## WHAT IS BEING ASKED
Say how many lines contain "with"; the answer is the number alone.

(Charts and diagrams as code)
────────

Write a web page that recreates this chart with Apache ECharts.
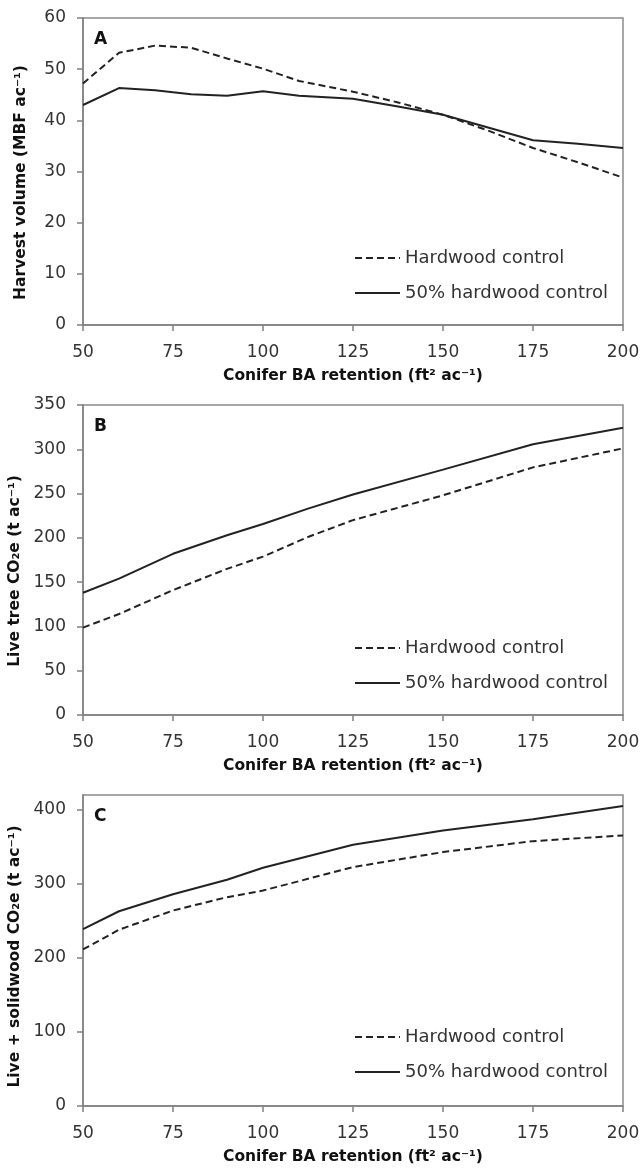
<!DOCTYPE html>
<html>
<head>
<meta charset="utf-8">
<script src="https://cdn.jsdelivr.net/npm/echarts@6/dist/echarts.min.js"></script>
<style>
html,body{margin:0;padding:0;background:#fff;}
#c{width:641px;height:1168px;}
</style>
</head>
<body>
<div id="c"></div>
<script>
// Panel A: harvest volume (MBF/ac)
var xA = [50, 60, 70, 80, 90, 100, 110, 125, 137.5, 150, 162.5, 175, 187.5, 200];
var hwA = [47.2, 53.2, 54.6, 54.2, 52.1, 50.1, 47.7, 45.6, 43.5, 41.1, 38.0, 34.6, 31.8, 28.8];
var halfA = [43.0, 46.3, 45.9, 45.1, 44.8, 45.7, 44.8, 44.2, 42.7, 41.1, 38.6, 36.1, 35.4, 34.6];
// Panel B: live tree CO2e (t/ac)
var xB = [50, 60, 75, 90, 100, 112.5, 125, 150, 175, 200];
var hwB = [98.6, 114, 141, 165, 178.8, 201, 220, 248, 279.6, 301];
var halfB = [138, 154, 182, 203, 215.7, 233, 249, 277, 305.6, 324.4];
// Panel C: live + solidwood CO2e (t/ac)
var xC = [50, 60, 75, 90, 100, 125, 150, 175, 200];
var hwC = [211.5, 238, 264, 282, 291, 322.6, 342.9, 357.7, 365.4];
var halfC = [239, 263, 286, 305.5, 321.7, 352.8, 372, 387.4, 405];

var xTicks = [50, 75, 100, 125, 150, 175, 200];
var names = ['Hardwood control', '50% hardwood control'];
var panelLetters = ['A', 'B', 'C'];
var yTitles = ['Harvest volume (MBF ac\u207B\u00B9)', 'Live tree CO\u2082e (t ac\u207B\u00B9)', 'Live + solidwood CO\u2082e (t ac\u207B\u00B9)'];
var xTitle = 'Conifer BA retention (ft\u00B2 ac\u207B\u00B9)';
var yRanges = [[0, 60, 10], [0, 350, 50], [0, 420, 100]];

function pairs(xs, ys) { return xs.map(function (x, i) { return [x, ys[i]]; }); }

var FONT = 'DejaVu Sans';
var grids = [
  {left: 83, top: 18, width: 540, height: 307},
  {left: 83, top: 405, width: 540, height: 310},
  {left: 83, top: 795, width: 540, height: 311}
];
var legendTops = [249, 639, 1028];
var yTitleShift = [22, 22, 12];

var xAxes = [], yAxes = [], series = [], legends = [], titles = [];
var hw = [hwA, hwB, hwC], half = [halfA, halfB, halfC], xs = [xA, xB, xC];
for (var i = 0; i < 3; i++) {
  grids[i].show = true;
  grids[i].borderColor = '#8a8a8a';
  grids[i].borderWidth = 1.5;
  grids[i].containLabel = false;
  grids[i].outerBoundsMode = 'none';
  xAxes.push({
    type: 'value', gridIndex: i, min: 50, max: 200, interval: 25,
    name: xTitle, nameLocation: 'middle', nameGap: 43,
    nameTextStyle: {fontFamily: FONT, fontWeight: 'bold', fontSize: 15.5, color: '#111'},
    axisLine: {show: true, lineStyle: {color: '#808080', width: 1.5}},
    axisTick: {show: true, length: 6, lineStyle: {color: '#808080', width: 1.5}},
    axisLabel: {margin: 19, fontFamily: FONT, fontSize: 17, color: '#333'},
    splitLine: {show: false}
  });
  yAxes.push({
    type: 'value', gridIndex: i, min: yRanges[i][0], max: yRanges[i][1], interval: yRanges[i][2],
    name: yTitles[i], nameLocation: 'middle', nameGap: 54,
    nameTextStyle: {fontFamily: FONT, fontWeight: 'bold', fontSize: 15.5, color: '#111',
      padding: [0, yTitleShift[i], 0, 0]},
    axisLine: {show: true, lineStyle: {color: '#808080', width: 1.5}},
    axisTick: {show: true, length: 6, lineStyle: {color: '#808080', width: 1.5}},
    axisLabel: {margin: 17, fontFamily: FONT, fontSize: 17, color: '#333', showMaxLabel: i !== 2},
    splitLine: {show: false}
  });
  series.push({
    type: 'line', name: names[0], xAxisIndex: i, yAxisIndex: i, data: pairs(xs[i], hw[i]),
    symbol: 'none', smooth: false,
    lineStyle: {color: '#222', width: 2, type: [7, 4]},
    itemStyle: {color: '#222'}
  });
  series.push({
    type: 'line', name: names[1], xAxisIndex: i, yAxisIndex: i, data: pairs(xs[i], half[i]),
    symbol: 'none', smooth: false,
    lineStyle: {color: '#222', width: 2, type: 'solid'},
    itemStyle: {color: '#222'}
  });
  legends.push({
    data: names, orient: 'vertical', left: 354, top: legendTops[i], padding: 0,
    itemWidth: 45, itemHeight: 16, itemGap: 17, selectedMode: false,
    itemStyle: {opacity: 0},
    textStyle: {fontFamily: FONT, fontSize: 18, color: '#333'}
  });
  titles.push({
    text: panelLetters[i], left: 94, top: grids[i].top + 13, padding: 0,
    textStyle: {fontFamily: FONT, fontWeight: 'bold', fontSize: 17, color: '#111'}
  });
}

var chart = echarts.init(document.getElementById('c'), null, {renderer: 'canvas'});
chart.setOption({
  animation: false,
  backgroundColor: '#fff',
  title: titles,
  grid: grids,
  xAxis: xAxes,
  yAxis: yAxes,
  legend: legends,
  series: series
});
</script>
</body>
</html>
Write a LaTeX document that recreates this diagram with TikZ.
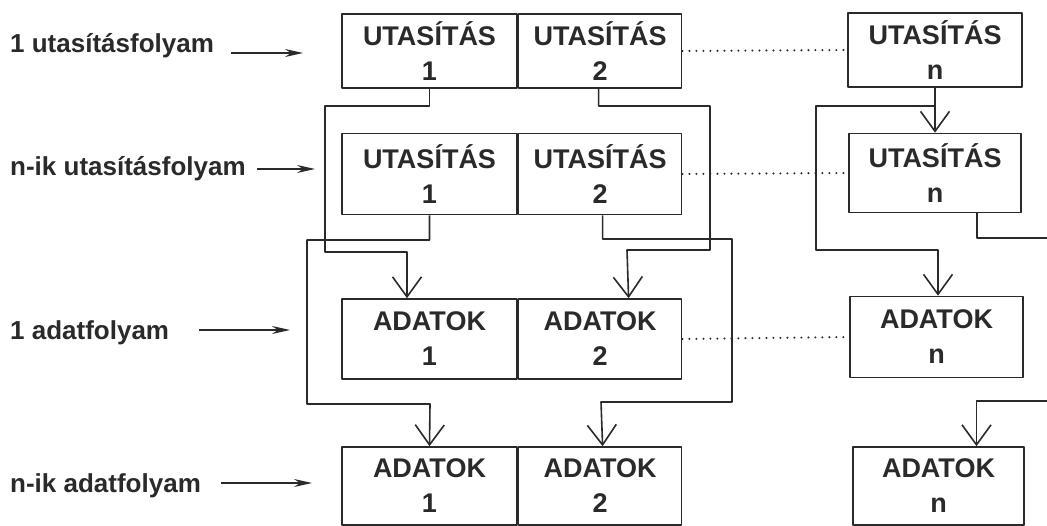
\documentclass[tikz,border=0pt]{standalone}
\usepackage{fontspec}
\setmainfont{Liberation Sans}
\usetikzlibrary{arrows.meta}
\definecolor{ink}{HTML}{2A2A2A}
\tikzset{
  cell/.style={draw=ink, line width=1.6pt, inner sep=0pt, align=center,
    minimum height=78pt, text=ink, font=\fontsize{27}{35}\selectfont\bfseries},
  lab/.style={anchor=base west, inner sep=0pt, text=ink, font=\fontsize{26}{30}\selectfont\bfseries},
  bus/.style={draw=ink, line width=1.6pt, -{Straight Barb[length=20pt,width=29pt]}},
  wire/.style={draw=ink, line width=1.6pt},
  link/.style={draw=ink, line width=2.3pt, line cap=round, dash pattern=on 0pt off 7pt},
  feed/.style={draw=ink, line width=1.4pt, -{Stealth[length=18pt,width=8pt]}}
}
\begin{document}
\begin{tikzpicture}[x=1pt, y=-1pt, line join=round]
  \useasboundingbox (0,0) rectangle (1047,526);
  % stream names on the left
  \node[lab] (l1) at (10,53) {1 utasításfolyam};
  \node[lab] (l2) at (10,176) {n-ik utasításfolyam};
  \node[lab] (l3) at (10,340) {1 adatfolyam};
  \node[lab] (l4) at (10,492) {n-ik adatfolyam};
  \coordinate (e1) at (303,53);  \coordinate (e2) at (315,169);
  \coordinate (e3) at (290,330); \coordinate (e4) at (312,483);
  \draw[feed] ([xshift=17pt]l1.east |- e1) -- (e1);
  \draw[feed] ([xshift=11pt]l2.east |- e2) -- (e2);
  \draw[feed] ([xshift=30pt]l3.east |- e3) -- (e3);
  \draw[feed] ([xshift=20pt]l4.east |- e4) -- (e4);
  % instruction rows
  \node[cell, minimum width=175pt, minimum height=74pt] (u11) at (429.5,51) {UTASÍTÁS\\1};
  \node[cell, minimum width=163pt, minimum height=74pt, anchor=west] (u12) at (u11.east) {UTASÍTÁS\\2};
  \node[cell, minimum width=174pt, minimum height=74pt] (un1) at (935,50) {UTASÍTÁS\\n};
  \node[cell, minimum width=175pt, minimum height=81pt] (u21) at (429.5,174) {UTASÍTÁS\\1};
  \node[cell, minimum width=163pt, minimum height=81pt, anchor=west] (u22) at (u21.east) {UTASÍTÁS\\2};
  \node[cell, minimum width=172pt, minimum height=79pt] (un2) at (935,173) {UTASÍTÁS\\n};
  % data rows
  \node[cell, minimum width=175pt, minimum height=80pt] (a11) at (429.5,339) {ADATOK\\1};
  \node[cell, minimum width=163pt, minimum height=80pt, anchor=west] (a12) at (a11.east) {ADATOK\\2};
  \node[cell, minimum width=173pt, minimum height=81pt] (an1) at (936.5,337) {ADATOK\\n};
  \node[cell, minimum width=175pt] (a21) at (429.5,486) {ADATOK\\1};
  \node[cell, minimum width=163pt, anchor=west] (a22) at (a21.east) {ADATOK\\2};
  \node[cell, minimum width=171pt] (an2) at (938.5,486) {ADATOK\\n};
  % the gap up to the n-th unit
  \draw[link] (u12.east) -- (un1.west);
  \draw[link] (u22.east) -- (un2.west);
  \draw[link] (a12.east) -- (an1.west);
  % instruction streams feeding the data units
  \draw[bus] (u11.south) |- (325,106) |- (407,252) -- ([xshift=-22.5pt]a11.north);
  \draw[bus] ([xshift=-1.5pt]u12.south) |- (710,106) |- (627,250) -- ([xshift=28.5pt]a12.north);
  \draw[bus] (u21.south) |- (307,240) |- (430,404) -- (a21.north);
  \draw[bus] ([xshift=2.5pt]u22.south) |- (732,239) |- (601,402) -- ([xshift=2.5pt]a22.north);
  \draw[bus] (un1.south) -- (un2.north);
  \coordinate (j1) at ([yshift=-18pt]un1.south);
  \draw[bus] (j1) -| (816,250) -| ([xshift=1.5pt]an1.north);
  % lines running off the right edge
  \coordinate (o1) at (1050,238);
  \coordinate (o2) at (1050,401);
  \draw[wire] ([xshift=42pt]un2.south) |- (o1);
  \draw[bus] (o2) -| ([xshift=38pt]an2.north);
\end{tikzpicture}
\end{document}
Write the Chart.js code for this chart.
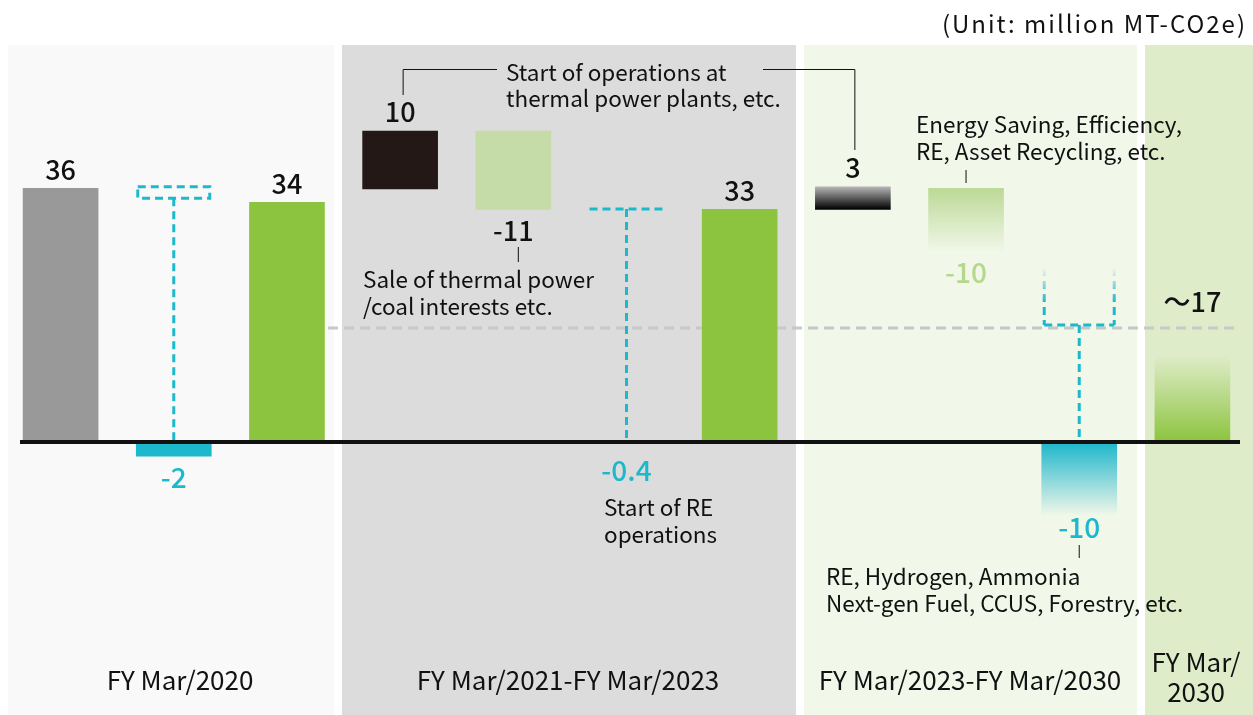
<!DOCTYPE html>
<html>
<head>
<meta charset="utf-8">
<script src="https://cdn.jsdelivr.net/npm/chart.js@4"></script>
<style>
  html, body { margin: 0; padding: 0; background: #fff; }
  #wrap { width: 1253px; height: 715px; position: relative; }
</style>
</head>
<body>
<div id="wrap"><canvas id="chart" width="1253" height="715"></canvas></div>
<script>
// waterfall steps (million MT-CO2e)
const categories = ['FY Mar/2020', 'Change 2020', 'FY Mar/2020 adj.', 'Thermal start', 'Thermal sale',
  'RE start', 'FY Mar/2023', 'Thermal 2030', 'Saving', 'RE etc.', 'FY Mar/2030'];
const stepText = ['36', '-2', '34', '10', '-11', '-0.4', '33', '3', '-10', '-10', '～17'];
const barLow  = [0, -2, 0, 35.9, 33, -0.4, 0, 33, 27, -10.4, 0];
const barHigh = [36, 0, 34, 44.1, 44.1, 0, 33, 36.2, 36, 0, 12.3];

// connector levels
const dashBox = [34.6, 36.2];      // dashed box over the -2 step
const reLevel = 33.05;             // -0.4 step
const bracket = [24.7, 16.6];      // top / bottom of the bracket over the last -10
const targetLine = 16.2;           // ~17 level

const periods = ['FY Mar/2020', 'FY Mar/2021-FY Mar/2023', 'FY Mar/2023-FY Mar/2030', 'FY Mar/\n2030'];

const CYAN = '#1cb8cc';
const FONT = '"Noto Sans CJK JP", "Noto Sans", sans-serif';

function yPx(chart, v) { return chart.scales.y.getPixelForValue(v); }
function xPx(chart, i) { return chart.scales.x.getPixelForValue(i); }

function barColor(ctx) {
  const chart = ctx.chart;
  const i = ctx.dataIndex;
  if (!chart.chartArea) return '#999';
  const top = yPx(chart, barHigh[i]);
  const bot = yPx(chart, barLow[i]);
  const g = chart.ctx.createLinearGradient(0, top, 0, bot);
  switch (i) {
    case 0: return '#999999';
    case 1: return CYAN;
    case 2: case 6: return '#8cc43f';
    case 3: return '#231815';
    case 4: return '#c5dca8';
    case 5: return 'rgba(0,0,0,0)';
    case 7: g.addColorStop(0, '#b5b5b5'); g.addColorStop(1, '#000'); return g;
    case 8: g.addColorStop(0, 'rgba(188,217,150,1)'); g.addColorStop(1, 'rgba(188,217,150,0)'); return g;
    case 9: g.addColorStop(0, 'rgba(28,182,203,1)'); g.addColorStop(1, 'rgba(28,182,203,0)'); return g;
    case 10: g.addColorStop(0, 'rgba(140,196,63,0)'); g.addColorStop(1, 'rgba(140,196,63,1)'); return g;
  }
  return '#999';
}

const backdrop = {
  id: 'backdrop',
  beforeDatasetsDraw(chart) {
    const c = chart.ctx;
    c.save();
    // period panels
    const panels = [[8, 334, '#f9f9f9'], [342, 796, '#dcdcdc'], [804, 1137, '#f1f7e9'], [1145, 1253, '#dfecc9']];
    panels.forEach(p => { c.fillStyle = p[2]; c.fillRect(p[0], 45, p[1] - p[0], 715 - 45); });

    const half = 37;
    // grey dashed target level
    c.strokeStyle = '#c8c8c8';
    c.lineWidth = 3;
    c.setLineDash([10, 6]);
    c.beginPath();
    c.moveTo(328, yPx(chart, targetLine));
    c.lineTo(1240, yPx(chart, targetLine));
    c.stroke();

    c.strokeStyle = CYAN;
    c.lineWidth = 3;
    c.setLineDash([8, 5]);
    // dashed box for the -2 step
    let x = xPx(chart, 1);
    c.strokeRect(x - half + 1, yPx(chart, dashBox[1]), 2 * half - 2, yPx(chart, dashBox[0]) - yPx(chart, dashBox[1]));
    c.beginPath();
    c.moveTo(x, yPx(chart, dashBox[0]));
    c.lineTo(x, yPx(chart, 0));
    c.stroke();
    // -0.4 step
    x = xPx(chart, 5);
    c.beginPath();
    c.moveTo(x - half, yPx(chart, reLevel));
    c.lineTo(x + half, yPx(chart, reLevel));
    c.moveTo(x, yPx(chart, reLevel));
    c.lineTo(x, yPx(chart, 0));
    c.stroke();
    // bracket above the last -10
    x = xPx(chart, 9);
    const bt = yPx(chart, bracket[0]), bb = yPx(chart, bracket[1]);
    const g = c.createLinearGradient(0, bt, 0, bb);
    g.addColorStop(0, 'rgba(28,184,204,0)');
    g.addColorStop(0.6, 'rgba(28,184,204,1)');
    c.strokeStyle = g;
    c.beginPath();
    c.moveTo(x - half + 2, bt); c.lineTo(x - half + 2, bb);
    c.moveTo(x + half - 2, bt); c.lineTo(x + half - 2, bb);
    c.stroke();
    c.strokeStyle = CYAN;
    c.beginPath();
    c.moveTo(x - half + 2, bb); c.lineTo(x + half - 2, bb);
    c.moveTo(x, bb); c.lineTo(x, yPx(chart, 0));
    c.stroke();
    c.restore();
  },
  afterDatasetsDraw(chart) {
    const c = chart.ctx;
    c.save();
    // zero line
    c.strokeStyle = '#111';
    c.lineWidth = 4;
    c.beginPath();
    c.moveTo(20, yPx(chart, 0));
    c.lineTo(1240, yPx(chart, 0));
    c.stroke();

    // step labels
    const colors = ['#111', CYAN, '#111', '#111', '#111', CYAN, '#111', '#111', '#b6d88c', CYAN, '#111'];
    c.textAlign = 'center';
    c.textBaseline = 'middle';
    stepText.forEach((t, i) => {
      const x = xPx(chart, i);
      let y;
      if (i === 10) y = yPx(chart, targetLine) - 26;
      else if (i === 5) y = yPx(chart, 0) + 28;
      else if (barLow[i] >= 0 && (i !== 4 && i !== 8)) y = yPx(chart, barHigh[i]) - 19;
      else y = yPx(chart, barLow[i]) + (i === 9 ? 12 : 21);
      c.fillStyle = colors[i];
      c.font = (colors[i] === '#111' ? '500 27px ' : '500 28px ') + FONT;
      c.fillText(t, x, y);
    });

    // leader lines
    c.strokeStyle = '#111';
    c.lineWidth = 1;
    c.beginPath();
    const x3 = xPx(chart, 3) + 3, x7 = xPx(chart, 7) + 2;
    c.moveTo(x3, 95); c.lineTo(x3, 69.5); c.lineTo(497, 69.5);
    c.moveTo(763, 69.5); c.lineTo(x7, 69.5); c.lineTo(x7, 150);
    const x4 = xPx(chart, 4) + 5;
    c.moveTo(x4, 247); c.lineTo(x4, 262);
    const x8 = xPx(chart, 8);
    c.moveTo(x8, 170); c.lineTo(x8, 183);
    const x9 = xPx(chart, 9);
    c.moveTo(x9, 545); c.lineTo(x9, 558);
    c.stroke();

    // annotations
    c.fillStyle = '#111';
    c.font = '22.5px ' + FONT;
    c.textAlign = 'left';
    const notes = [
      ['Start of operations at', 506, 72], ['thermal power plants, etc.', 506, 98],
      ['Sale of thermal power', 363, 279], ['/coal interests etc.', 363, 306],
      ['Start of RE', 604, 507], ['operations', 604, 534],
      ['Energy Saving, Efficiency,', 916, 124], ['RE, Asset Recycling, etc.', 916, 151],
      ['RE, Hydrogen, Ammonia', 826, 576], ['Next-gen Fuel, CCUS, Forestry, etc.', 826, 603]
    ];
    notes.forEach(n => c.fillText(n[0], n[1], n[2]));

    c.textAlign = 'right';
    c.font = '24px ' + FONT;
    c.letterSpacing = '2px';
    c.fillText('(Unit: million MT-CO2e)', 1247, 24);
    c.letterSpacing = '0px';

    // period labels
    c.font = '400 26px ' + FONT;
    c.textAlign = 'center';
    const centers = [180, 568, 970, 1196];
    periods.forEach((p, k) => {
      const lines = p.split('\n');
      lines.forEach((ln, j) => {
        const y = lines.length > 1 ? 662 + j * 30 : 680;
        c.fillText(ln, centers[k], y);
      });
    });
    c.restore();
  }
};

const floating = categories.map((_, i) => [barLow[i], barHigh[i]]);

new Chart(document.getElementById('chart'), {
  type: 'bar',
  data: {
    labels: categories,
    datasets: [{
      data: floating,
      backgroundColor: barColor,
      borderWidth: 0,
      borderSkipped: false,
      barThickness: 75
    }]
  },
  options: {
    responsive: false,
    animation: false,
    layout: { padding: { left: 4, right: 4, top: 0, bottom: 0 } },
    plugins: { legend: { display: false }, tooltip: { enabled: false } },
    scales: {
      x: { display: false, grid: { display: false } },
      y: { display: false, min: -38.7, max: 62.7, grid: { display: false } }
    }
  },
  plugins: [backdrop]
});
</script>
</body>
</html>
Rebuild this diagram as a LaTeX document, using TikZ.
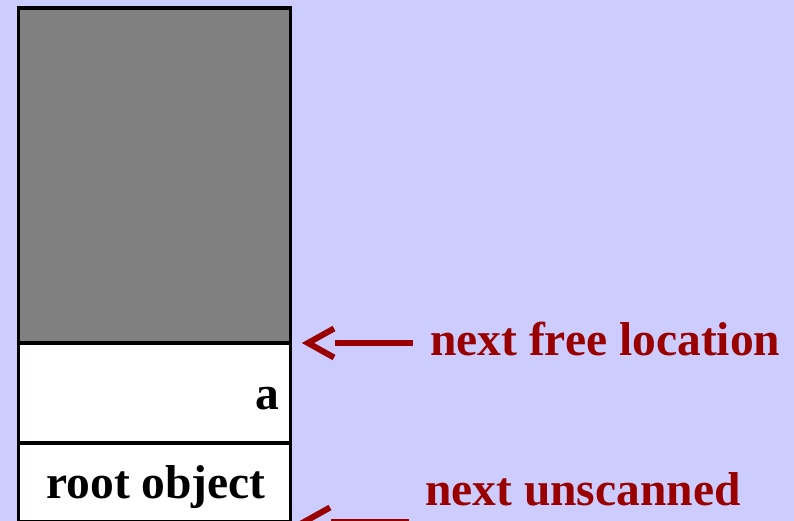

────────

## OUTPUT FOR THIS TASK
2